O Brasil está prestes a abrir as comportas para o inominável, o perigo da fragmentação legal a favor de um pretenso caudilho. Surfaram nessa onda, em outros tempos e mesmas condições, personagens como Hugo Chávez, na Venezuela, Viktor Orbán, na Hungria, Vladimir Putin, na Rússia, Daniel Ortega, na Nicarágua, Ferdinand Marcos, nas Filipinas e tantos a perder de vista que amarrotaram de incontáveis maneiras o conceito de respeito ao próximo. A retórica ameaçadora de Bolsonaro serve agora para escancarar a indisfarçável natureza cesarista que carrega.

O flerte contínuo com valores fascistas revela a sua resistência à democracia. Enuncia, também, a caça implacável a supostos opositores e vai na contramão de qualquer princípio republicano. Efetivamente, ele planeja autoconceder-se o papel de imperador plenipotenciário, com mando sem parâmetros. Em conseguindo, o resultado para o País como um todo será desastroso. Ao tentar replicar expedientes do passado longínquo – Getúlio Vargas buscou o mesmo – não há dúvida de que Bolsonaro colocará nos postos-chaves do Judiciário magistrados que servilmente lhe prestariam vassalagem, como meros capachos capazes de esconder suas sujeiras.

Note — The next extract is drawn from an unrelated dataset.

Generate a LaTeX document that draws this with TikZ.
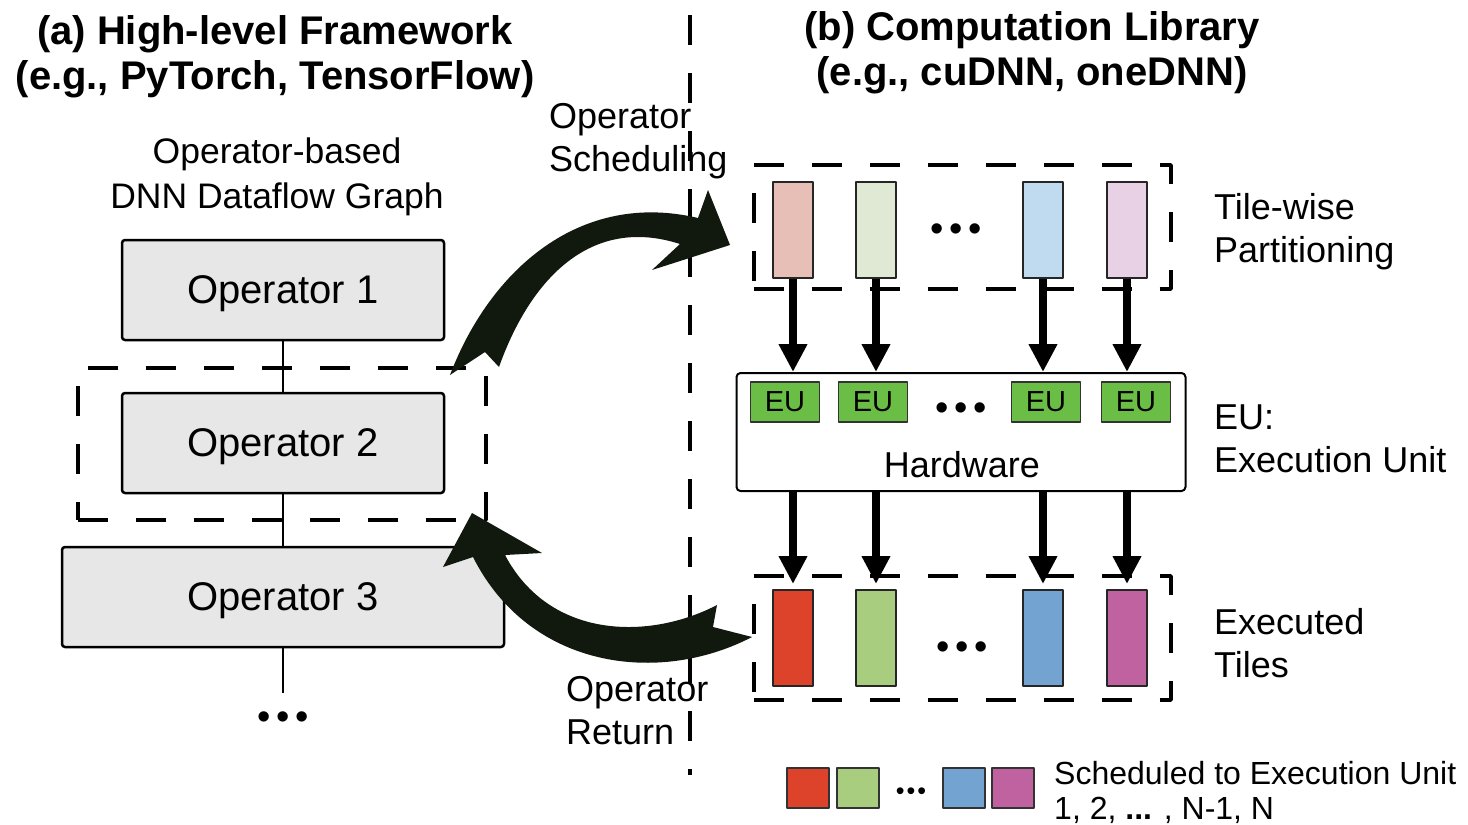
\documentclass[tikz,border=0pt]{standalone}
\usepackage{fontspec}
\setmainfont{Liberation Sans}
\usetikzlibrary{arrows.meta}
\definecolor{arrowdark}{RGB}{17,24,13}
\definecolor{opgray}{RGB}{231,231,231}
\definecolor{eugreen}{RGB}{107,190,69}
\definecolor{tilered}{RGB}{221,66,42}
\definecolor{tilegreen}{RGB}{168,205,126}
\definecolor{tileblue}{RGB}{114,163,209}
\definecolor{tilepink}{RGB}{192,97,160}
\definecolor{palered}{RGB}{232,191,182}
\definecolor{palegreen}{RGB}{224,233,212}
\definecolor{paleblue}{RGB}{192,218,240}
\definecolor{palepink}{RGB}{232,208,229}
\newcommand{\bigdots}{{\fontsize{38}{38}\selectfont •\kern6pt•\kern6pt•}}
\newcommand{\smalldots}{{\fontsize{25}{25}\selectfont •\kern2pt•\kern2pt•}}
\begin{document}
\begin{tikzpicture}[x=1pt,y=-1pt,>=latex,line join=bevel,
  opbox/.style={draw,line width=2.5pt,fill=opgray,rounded corners=3pt,minimum height=100pt,text depth=0pt,font=\fontsize{40}{46}\selectfont},
  tilebox/.style={draw=black!85,line width=2pt,minimum width=40pt,minimum height=96pt,inner sep=0pt},
  eubox/.style={draw=black!80,line width=1.5pt,fill=eugreen,minimum width=69pt,minimum height=40pt,inner sep=0pt,font=\fontsize{29}{29}\selectfont},
  legbox/.style={draw=black!80,line width=1.5pt,minimum width=42pt,minimum height=40pt,inner sep=0pt},
  groupbox/.style={draw,line width=4pt,dash pattern=on 30pt off 28pt,inner sep=0pt},
  sidelabel/.style={anchor=west,align=left,inner sep=0pt,font=\fontsize{36}{43}\selectfont},
  title/.style={align=center,inner sep=0pt,font=\fontsize{40}{45}\selectfont\bfseries},
  fatarrow/.style={line width=8pt,-{Triangle[width=27pt,length=28pt]}},
  bigcurve/.style={fill=arrowdark,draw=none}]
\useasboundingbox (0,0) rectangle (1468,825);
%%
\node (title_a) at (275,57) [title] {(a) High-level Framework\\(e.g., PyTorch, TensorFlow)};
\node (title_b) at (1032,53) [title] {(b) Computation Library\\(e.g., cuDNN, oneDNN)};
\node (graph_label) at (277,177) [align=center,inner sep=0pt,font=\fontsize{35.5}{45}\selectfont] {Operator-based\\DNN Dataflow Graph};
\node (op_1) at (283,290) [opbox,minimum width=322pt] {Operator 1};
\node (op_2) at (283,443) [opbox,minimum width=322pt] {Operator 2};
\node (op_3) at (283,597) [opbox,minimum width=442pt] {Operator 3};
\node (graph_dots) at (283,721) [inner sep=0pt,inner ysep=19pt] {\bigdots};
\node (op_group) at (282,444) [groupbox,minimum width=408pt,minimum height=152pt] {};
\draw [line width=2pt] (op_1) -- (op_2);
\draw [line width=2pt] (op_2) -- (op_3);
\draw [line width=2pt] (op_3) -- (graph_dots);
%
\draw [line width=4pt,dash pattern=on 30pt off 28pt] (690,15) -- (690,775);
%
\node (sched_label) at (549,141) [sidelabel] {Operator\\Scheduling};
\node (return_label) at (566,711) [sidelabel] {Operator\\Return};
%
\node (tiles_in) at (962,227) [groupbox,minimum width=417pt,minimum height=124pt] {};
\node (tile_in_1) at (793,230) [tilebox,fill=palered] {};
\node (tile_in_2) at (876,230) [tilebox,fill=palegreen] {};
\node (tile_in_3) at (1043,230) [tilebox,fill=paleblue] {};
\node (tile_in_4) at (1127,230) [tilebox,fill=palepink] {};
\node (dots_in) at (956,233) [inner sep=0pt] {\bigdots};
%
\node (hw) at (961,432) [draw,line width=2pt,rounded corners=4pt,minimum width=449pt,minimum height=118pt] {};
\node (hw_label) at (962,465) [inner sep=0pt,font=\fontsize{36}{36}\selectfont] {Hardware};
\node (eu_1) at (785,402) [eubox] {EU};
\node (eu_2) at (873,402) [eubox] {EU};
\node (eu_3) at (1046,402) [eubox] {EU};
\node (eu_4) at (1136,402) [eubox] {EU};
\node (dots_eu) at (961,412) [inner sep=0pt] {\bigdots};
%
\node (tiles_out) at (962,638) [groupbox,minimum width=417pt,minimum height=124pt] {};
\node (tile_out_1) at (793,638) [tilebox,fill=tilered] {};
\node (tile_out_2) at (876,638) [tilebox,fill=tilegreen] {};
\node (tile_out_3) at (1043,638) [tilebox,fill=tileblue] {};
\node (tile_out_4) at (1127,638) [tilebox,fill=tilepink] {};
\node (dots_out) at (962,651) [inner sep=0pt] {\bigdots};
%
\foreach \i in {1,...,4}{
  \draw [fatarrow] (tile_in_\i.south) -- (tile_in_\i.south |- hw.north);
  \draw [fatarrow,shorten >=5pt] (tile_out_\i.north |- hw.south) -- (tile_out_\i.north);
}
%
\node (partition_label) at (1214,232) [sidelabel] {Tile-wise\\Partitioning};
\node (eu_label) at (1214,439) [sidelabel] {EU:\\Execution Unit};
\node (executed_label) at (1214,643) [sidelabel] {Executed\\Tiles};
%
\fill [bigcurve] (450,375) .. controls (490,270) and (580,190) .. (698,218) -- (708,190) -- (730,245) -- (652,270) -- (680,244) .. controls (590,215) and (530,280) .. (499,367) -- (485,352) -- cycle;
\fill [bigcurve] (752,637) .. controls (660,685) and (530,670) .. (473,557) -- (443,567) -- (472,513) -- (542,553) -- (505,555) .. controls (550,640) and (650,640) .. (717,605) -- (713,627) -- cycle;
%
\node (leg_1) at (808,788) [legbox,fill=tilered] {};
\node (leg_2) at (858,788) [legbox,fill=tilegreen] {};
\node (leg_dots) at (911,794) [inner sep=0pt] {\smalldots};
\node (leg_3) at (964,788) [legbox,fill=tileblue] {};
\node (leg_4) at (1013,788) [legbox,fill=tilepink] {};
\node (legend_text) at (1054,792) [anchor=west,align=left,inner sep=0pt,font=\fontsize{32}{35}\selectfont] {Scheduled to Execution Unit\\1, 2, \textbf{...} , N-1, N};
%
\end{tikzpicture}
\end{document}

Um desatino! A sociedade civil não pode compactuar com tamanho ardil. Os profanadores dos fundamentos democráticos, transgressores por convicção, devem ser implacavelmente banidos do cenário nacional. Não é possível tolerar abusos institucionais. Nem mesmo insinuações nesse sentido. A retórica de tribunais movidos a ativismo político serve apenas para mascarar a inquietação do presidente com o monitoramento de seus evidentes desvios. Crimes de responsabilidade são praticados aos montes.

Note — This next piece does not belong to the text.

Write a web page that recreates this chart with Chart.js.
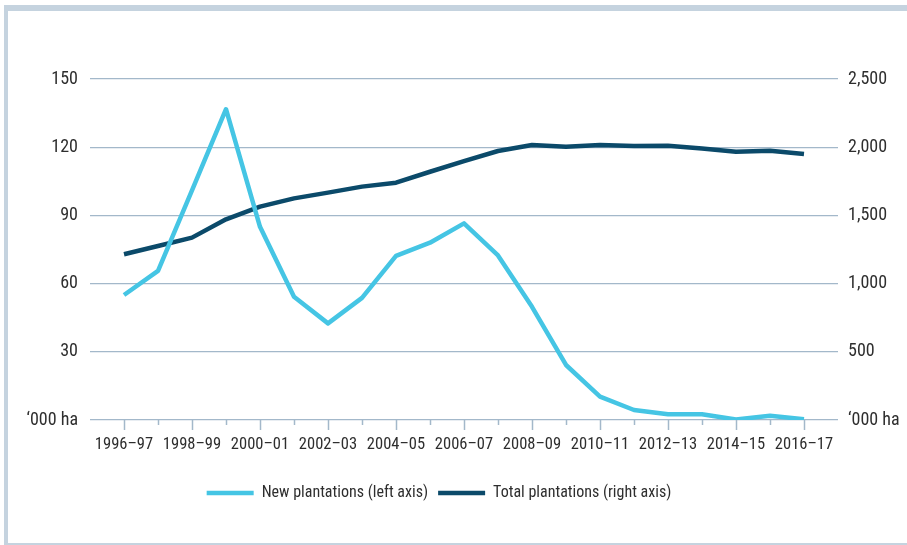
<!DOCTYPE html>
<html>
<head>
<meta charset="utf-8">
<script src="https://cdn.jsdelivr.net/npm/chart.js@4/dist/chart.umd.min.js"></script>
<style>
  html, body { margin: 0; padding: 0; background: #fff; }
  #wrap { position: relative; width: 907px; height: 545px; overflow: hidden; }
  #frame { position: absolute; left: 4px; top: 5px; right: -10px; bottom: 0;
    border-top: 6px solid #c5d3df; border-left: 4px solid #c5d3df; border-bottom: 2px solid #c5d3df; }
  canvas { position: absolute; left: 0; top: 0; }
</style>
</head>
<body>
<div id="wrap">
  <div id="frame"></div>
  <canvas id="mainChart" width="907" height="545"></canvas>
</div>
<script>
var years = ['1996–97', '1997–98', '1998–99', '1999–00', '2000–01', '2001–02', '2002–03',
  '2003–04', '2004–05', '2005–06', '2006–07', '2007–08', '2008–09', '2009–10', '2010–11',
  '2011–12', '2012–13', '2013–14', '2014–15', '2015–16', '2016–17'];

// '000 ha
var newPlantations = [55, 65.6, 101, 136.7, 85, 54.2, 42.5, 53.7, 72.2, 78, 86.5,
  72.4, 49.8, 24.2, 10.3, 4.4, 2.5, 2.5, 0.2, 1.9, 0.3];
var totalPlantations = [1215, 1276, 1337, 1471, 1564, 1625, 1667, 1711, 1740, 1820, 1898,
  1972, 2016, 2003, 2016, 2009, 2010, 1991, 1967, 1974, 1950];

var leftTicks = [0, 30, 60, 90, 120, 150];
var rightTicks = [0, 500, 1000, 1500, 2000, 2500];

var fontFamily = '"Roboto Condensed", "Liberation Sans Narrow", "Arial Narrow", Roboto, sans-serif';
var gridColor = '#a3b8ca';
var textColor = '#2e2e2e';
var lightBlue = '#45c5e4';
var darkBlue = '#0b4a6a';

// one empty slot each side so the lines sit in from the gridline ends
var labels = [''].concat(years, ['']);
function pad (arr) { return [null].concat(arr, [null]); }

var xTicks = {
  id: 'xTicks',
  afterDraw: function (chart) {
    var x = chart.scales.x, c = chart.ctx, base = chart.chartArea.bottom;
    c.save();
    c.strokeStyle = gridColor;
    c.lineWidth = 1.5;
    years.forEach(function (y, j) {
      var px = Math.round(x.getPixelForValue(j + 1)) + 0.5;
      c.beginPath();
      c.moveTo(px, base);
      c.lineTo(px, base + (j % 2 === 0 ? 10 : 5));
      c.stroke();
    });
    c.restore();
  }
};

function haLabel (v, fmt) {
  return v === 0 ? '‘000 ha' : fmt(v);
}

var ctx = document.getElementById('mainChart');
var myLineChart = new Chart(ctx, {
  type: 'line',
  data: {
    labels: labels,
    datasets: [{
      label: 'New plantations (left axis)',
      data: pad(newPlantations),
      yAxisID: 'y',
      borderColor: lightBlue,
      backgroundColor: lightBlue,
      borderWidth: 4.5,
      pointRadius: 0,
      pointStyle: 'line',
      tension: 0,
      borderJoinStyle: 'round'
    }, {
      label: 'Total plantations (right axis)',
      data: pad(totalPlantations),
      yAxisID: 'y1',
      borderColor: darkBlue,
      backgroundColor: darkBlue,
      borderWidth: 4.5,
      pointRadius: 0,
      pointStyle: 'line',
      tension: 0,
      borderJoinStyle: 'round'
    }]
  },
  plugins: [xTicks],
  options: {
    responsive: false,
    animation: false,
    layout: { padding: { top: 79, left: -29, right: 0, bottom: 34 } },
    plugins: {
      tooltip: { enabled: false },
      legend: {
        position: 'bottom',
        labels: {
          usePointStyle: true,
          pointStyleWidth: 47,
          boxHeight: 4,
          padding: 10,
          color: textColor,
          font: { family: fontFamily, size: 16 }
        }
      }
    },
    scales: {
      x: {
        offset: false,
        grid: { display: false, drawTicks: false },
        border: { display: false },
        afterFit: function (s) { s.height = 55; },
        ticks: {
          autoSkip: false,
          maxRotation: 0,
          padding: 15,
          color: textColor,
          font: { family: fontFamily, size: 16.5 },
          callback: function (v, i) {
            var j = i - 1;
            return (j >= 0 && j < years.length && j % 2 === 0) ? years[j] : '';
          }
        }
      },
      y: {
        position: 'left',
        min: leftTicks[0],
        max: leftTicks[leftTicks.length - 1],
        afterFit: function (s) { s.width = 119; },
        afterBuildTicks: function (s) { s.ticks = leftTicks.map(function (v) { return { value: v }; }); },
        grid: { color: gridColor, lineWidth: 1.3, drawTicks: false },
        border: { display: false },
        ticks: {
          padding: 12,
          color: textColor,
          font: { family: fontFamily, size: 18 },
          callback: function (v) { return haLabel(v, String); }
        }
      },
      y1: {
        position: 'right',
        min: rightTicks[0],
        max: rightTicks[rightTicks.length - 1],
        afterFit: function (s) { s.width = 69; },
        afterBuildTicks: function (s) { s.ticks = rightTicks.map(function (v) { return { value: v }; }); },
        grid: { drawOnChartArea: false, drawTicks: false },
        border: { display: false },
        ticks: {
          padding: 10,
          color: textColor,
          font: { family: fontFamily, size: 18 },
          callback: function (v) { return haLabel(v, function (n) { return n.toLocaleString('en-US'); }); }
        }
      }
    }
  }
});
</script>
</body>
</html>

O próprio Bolsonaro admite a chance de ser preso pela quantidade de irregularidades que já cometeu. E seguiu “protegido”, tal e qual seus familiares e apaniguados, por ter manietado o alcance dos trabalhos da Polícia Federal e das procuradorias. Sem tirar nem pôr, o mesmo que fez com autarquias e órgãos estratégicos como o Coaf, Ibama, Inpe, Incra, a Receita Federal, Funai e tantos outros. Bolsonaro é indomesticável no seu afã czarista. Fala em golpe de Estado com a mesma facilidade do sujeito que vai comprar pão na padaria da esquina. É difícil imaginar alguém mais nitidamente golpista que ele nos dias de hoje nas cercanias das decisões de Brasília. Adulando o chefe, assessores como o vice-presidente Hamilton Mourão e o líder na Câmara, Ricardo Barros, dão guarida a seus devaneios. Falam em “reação severa” ao que entendem como abusos do Judiciário. Parecem não compreender a diferença entre uma tirania e uma democracia. O chefe deles sabe bem o que quer e tenta fazer por onde.